I think my job is having a bigger impact on my life than I'll ever imagine...
I've been getting feedback that I'm not sharing very much of my life. Even M is feeling a little curious as to why my answers to his question of: " How was your day?" just gets a "Ok" or "Ok, but busy." answer. I don't know really why I'm not sharing...
Ok, maybe I do... Some things have been happening in my personal life and somehow, I just find that I'm not comfortable talking about them coz they're quite personal and at times painful to talk about to people. It doesn't help that I've been very emotional lately and that makes me feel really vulnerable.
People who don't know me well always think that I'm a big blabbermouth and would just talk about everything in my life if I had an opportunity to do so. But I think those who do know me are finding it to be the opposite... Sometimes I do share extensively, and I think that's coz of my personality. I need to talk it out, let off steam, vent my frustration. Sometimes, that person could be M, but more often than not it's my colleagues who get the receiving end of my sharings nowadays.
Well, for one thing, they're there!

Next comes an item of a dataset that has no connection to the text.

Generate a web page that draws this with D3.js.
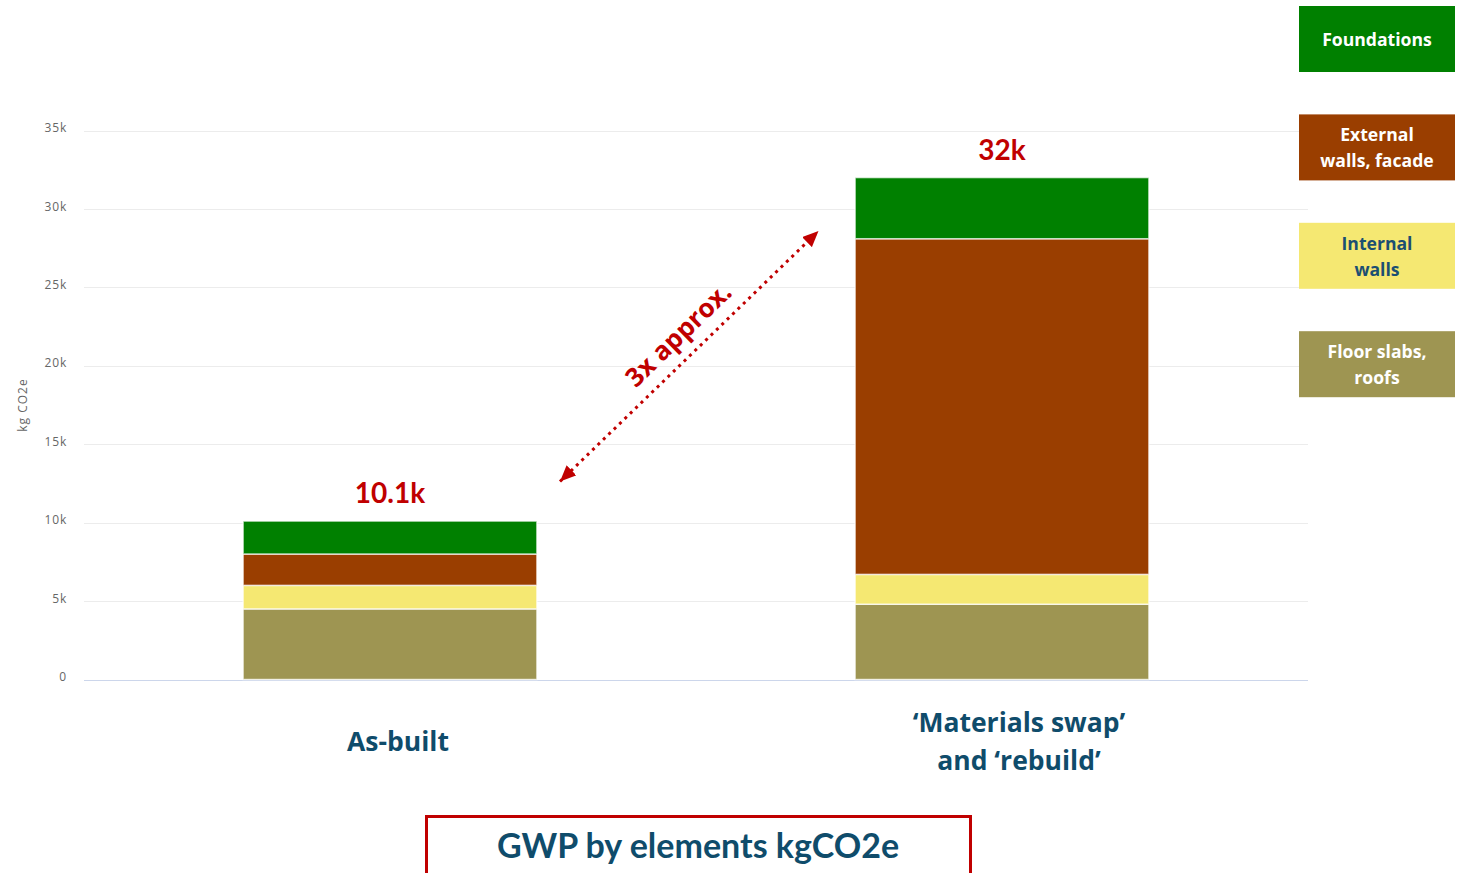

For the better part of my day, they are around me and being in my profession helps when you wanna have someone who will not tell me WHAT to do at the first 5 minutes of my sharing or to give me a reassuring line that things will be fine 20 minutes into my rants. They empathise with me, make me feel like my emotional crappiness is normal and don't shove advice down my throat.
It's like, I feel... safe. Yeah, safety is the word.... I've been finding out more and more about myself and getting genuinely surprised at myself. There is so much more to me! And knowing that safety is at the top of my priority of who to share my feelings and thoughts with is kind of weird since I didn't used to think that's important with other people's issues. And that also made me handle the information that others share with me more carefully since I don't want to hurt them.